**GIVEN REQUEST:** Report how many lines contain "this", with no other words.

Source code of charts:
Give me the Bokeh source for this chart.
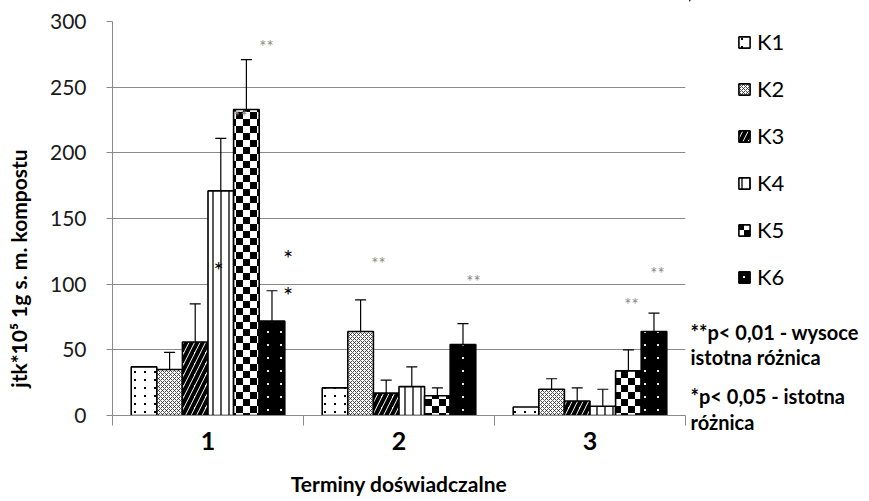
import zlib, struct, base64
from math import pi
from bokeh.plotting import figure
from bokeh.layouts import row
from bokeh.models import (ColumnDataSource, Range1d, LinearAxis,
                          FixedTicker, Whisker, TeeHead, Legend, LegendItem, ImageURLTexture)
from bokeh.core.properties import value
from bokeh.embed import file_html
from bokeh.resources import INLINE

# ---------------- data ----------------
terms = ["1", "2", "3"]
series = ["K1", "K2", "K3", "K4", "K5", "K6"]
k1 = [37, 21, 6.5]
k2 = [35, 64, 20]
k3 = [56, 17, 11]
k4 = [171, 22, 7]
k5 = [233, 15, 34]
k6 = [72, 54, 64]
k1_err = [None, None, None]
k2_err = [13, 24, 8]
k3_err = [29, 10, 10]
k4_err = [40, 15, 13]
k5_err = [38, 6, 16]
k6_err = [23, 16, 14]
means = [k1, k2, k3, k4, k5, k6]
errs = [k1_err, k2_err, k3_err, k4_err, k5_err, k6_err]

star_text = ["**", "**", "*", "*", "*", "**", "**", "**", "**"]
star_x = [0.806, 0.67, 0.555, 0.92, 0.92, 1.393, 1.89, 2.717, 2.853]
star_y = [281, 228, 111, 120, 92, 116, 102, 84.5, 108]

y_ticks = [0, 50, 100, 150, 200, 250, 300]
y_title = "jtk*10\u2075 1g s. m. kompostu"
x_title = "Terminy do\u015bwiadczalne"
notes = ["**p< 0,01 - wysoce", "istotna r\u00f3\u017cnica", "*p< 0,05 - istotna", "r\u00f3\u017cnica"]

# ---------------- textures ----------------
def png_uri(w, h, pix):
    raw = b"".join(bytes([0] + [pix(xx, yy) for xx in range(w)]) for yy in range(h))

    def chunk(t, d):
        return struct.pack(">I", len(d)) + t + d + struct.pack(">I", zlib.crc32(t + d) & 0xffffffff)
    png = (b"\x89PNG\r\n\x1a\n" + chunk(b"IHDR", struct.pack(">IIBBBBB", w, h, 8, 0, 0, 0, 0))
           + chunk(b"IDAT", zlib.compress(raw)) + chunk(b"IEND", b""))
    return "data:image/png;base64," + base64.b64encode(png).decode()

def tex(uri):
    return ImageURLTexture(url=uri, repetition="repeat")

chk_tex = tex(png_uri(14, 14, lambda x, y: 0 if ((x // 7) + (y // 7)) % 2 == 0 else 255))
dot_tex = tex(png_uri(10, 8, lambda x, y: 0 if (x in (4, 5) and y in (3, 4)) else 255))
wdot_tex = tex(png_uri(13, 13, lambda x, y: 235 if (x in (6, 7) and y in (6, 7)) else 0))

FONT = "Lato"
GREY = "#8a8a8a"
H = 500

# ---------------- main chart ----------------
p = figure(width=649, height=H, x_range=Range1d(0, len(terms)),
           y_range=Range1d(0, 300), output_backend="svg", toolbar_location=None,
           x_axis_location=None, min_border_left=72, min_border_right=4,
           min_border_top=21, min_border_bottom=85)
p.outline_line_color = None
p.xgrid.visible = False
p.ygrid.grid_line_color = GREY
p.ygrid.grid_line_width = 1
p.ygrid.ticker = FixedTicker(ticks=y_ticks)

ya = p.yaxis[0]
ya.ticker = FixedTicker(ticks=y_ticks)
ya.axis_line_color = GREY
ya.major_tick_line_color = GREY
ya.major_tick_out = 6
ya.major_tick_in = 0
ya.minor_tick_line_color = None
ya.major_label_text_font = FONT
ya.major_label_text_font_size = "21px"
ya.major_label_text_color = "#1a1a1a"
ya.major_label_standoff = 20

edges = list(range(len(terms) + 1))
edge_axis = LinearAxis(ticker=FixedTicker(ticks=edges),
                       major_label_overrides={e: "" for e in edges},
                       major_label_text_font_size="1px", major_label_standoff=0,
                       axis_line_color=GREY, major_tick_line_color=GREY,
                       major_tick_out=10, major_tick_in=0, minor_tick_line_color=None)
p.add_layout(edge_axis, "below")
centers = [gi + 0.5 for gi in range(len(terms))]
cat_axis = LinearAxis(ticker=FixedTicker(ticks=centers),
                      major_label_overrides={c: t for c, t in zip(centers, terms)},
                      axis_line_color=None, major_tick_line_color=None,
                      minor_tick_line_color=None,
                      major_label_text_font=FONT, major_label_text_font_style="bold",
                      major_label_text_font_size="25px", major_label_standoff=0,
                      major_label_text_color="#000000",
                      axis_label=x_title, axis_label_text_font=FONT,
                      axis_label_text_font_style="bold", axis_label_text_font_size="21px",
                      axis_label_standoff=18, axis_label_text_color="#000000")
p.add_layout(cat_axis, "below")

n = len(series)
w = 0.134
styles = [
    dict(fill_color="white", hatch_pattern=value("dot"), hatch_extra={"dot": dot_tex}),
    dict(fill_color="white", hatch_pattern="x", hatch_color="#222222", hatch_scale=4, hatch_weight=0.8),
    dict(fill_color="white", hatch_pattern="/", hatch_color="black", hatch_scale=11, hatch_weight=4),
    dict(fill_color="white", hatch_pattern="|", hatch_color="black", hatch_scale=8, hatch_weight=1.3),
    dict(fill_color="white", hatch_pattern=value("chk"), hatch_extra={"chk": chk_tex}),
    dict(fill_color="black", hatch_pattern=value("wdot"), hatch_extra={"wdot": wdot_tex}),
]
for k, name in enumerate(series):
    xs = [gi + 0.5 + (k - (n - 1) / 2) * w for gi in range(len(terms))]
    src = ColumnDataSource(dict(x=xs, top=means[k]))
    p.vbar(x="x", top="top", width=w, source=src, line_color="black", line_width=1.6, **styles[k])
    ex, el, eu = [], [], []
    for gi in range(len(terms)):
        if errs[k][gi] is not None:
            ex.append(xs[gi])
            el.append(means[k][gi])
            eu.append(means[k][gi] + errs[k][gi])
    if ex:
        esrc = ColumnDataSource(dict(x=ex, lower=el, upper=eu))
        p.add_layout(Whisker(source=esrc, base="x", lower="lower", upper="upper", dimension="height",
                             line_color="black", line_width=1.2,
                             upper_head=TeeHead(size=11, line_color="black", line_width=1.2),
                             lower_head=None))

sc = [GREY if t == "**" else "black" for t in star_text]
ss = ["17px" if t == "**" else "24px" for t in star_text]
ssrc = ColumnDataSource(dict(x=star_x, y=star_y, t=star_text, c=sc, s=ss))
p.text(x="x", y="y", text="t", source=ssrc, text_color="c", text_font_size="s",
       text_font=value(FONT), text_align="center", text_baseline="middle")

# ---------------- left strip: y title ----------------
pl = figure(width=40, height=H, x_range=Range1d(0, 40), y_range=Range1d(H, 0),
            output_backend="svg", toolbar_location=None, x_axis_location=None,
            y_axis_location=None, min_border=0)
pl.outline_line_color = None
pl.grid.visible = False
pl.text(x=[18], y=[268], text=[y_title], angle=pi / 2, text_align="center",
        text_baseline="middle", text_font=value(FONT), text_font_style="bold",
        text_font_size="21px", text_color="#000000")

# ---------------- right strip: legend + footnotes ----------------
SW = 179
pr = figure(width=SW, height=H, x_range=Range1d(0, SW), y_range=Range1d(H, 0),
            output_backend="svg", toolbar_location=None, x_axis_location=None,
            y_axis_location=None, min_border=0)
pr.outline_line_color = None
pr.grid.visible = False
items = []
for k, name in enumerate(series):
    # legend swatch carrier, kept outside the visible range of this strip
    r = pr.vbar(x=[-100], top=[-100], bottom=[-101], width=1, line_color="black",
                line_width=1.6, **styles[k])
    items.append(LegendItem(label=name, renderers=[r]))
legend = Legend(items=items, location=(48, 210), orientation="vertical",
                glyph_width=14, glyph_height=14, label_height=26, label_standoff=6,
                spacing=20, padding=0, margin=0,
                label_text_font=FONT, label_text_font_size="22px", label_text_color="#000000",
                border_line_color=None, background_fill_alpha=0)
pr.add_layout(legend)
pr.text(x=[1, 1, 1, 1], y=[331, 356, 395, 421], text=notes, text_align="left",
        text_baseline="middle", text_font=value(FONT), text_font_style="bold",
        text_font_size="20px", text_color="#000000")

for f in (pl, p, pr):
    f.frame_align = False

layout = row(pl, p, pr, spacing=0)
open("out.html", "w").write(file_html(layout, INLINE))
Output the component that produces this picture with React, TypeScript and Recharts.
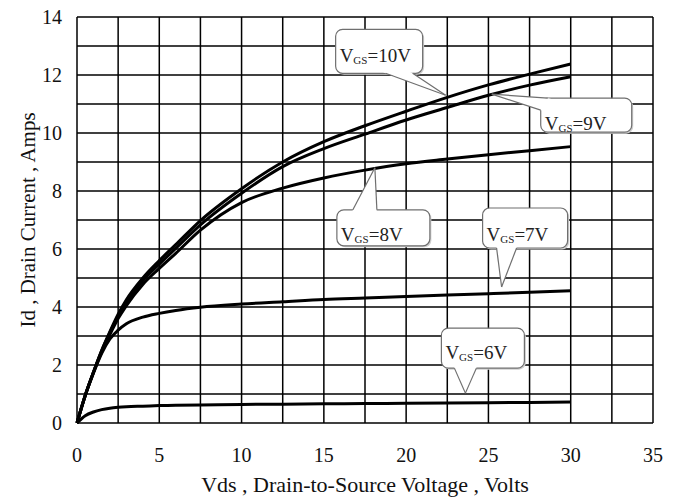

**WRITTEN SOLUTION:** 3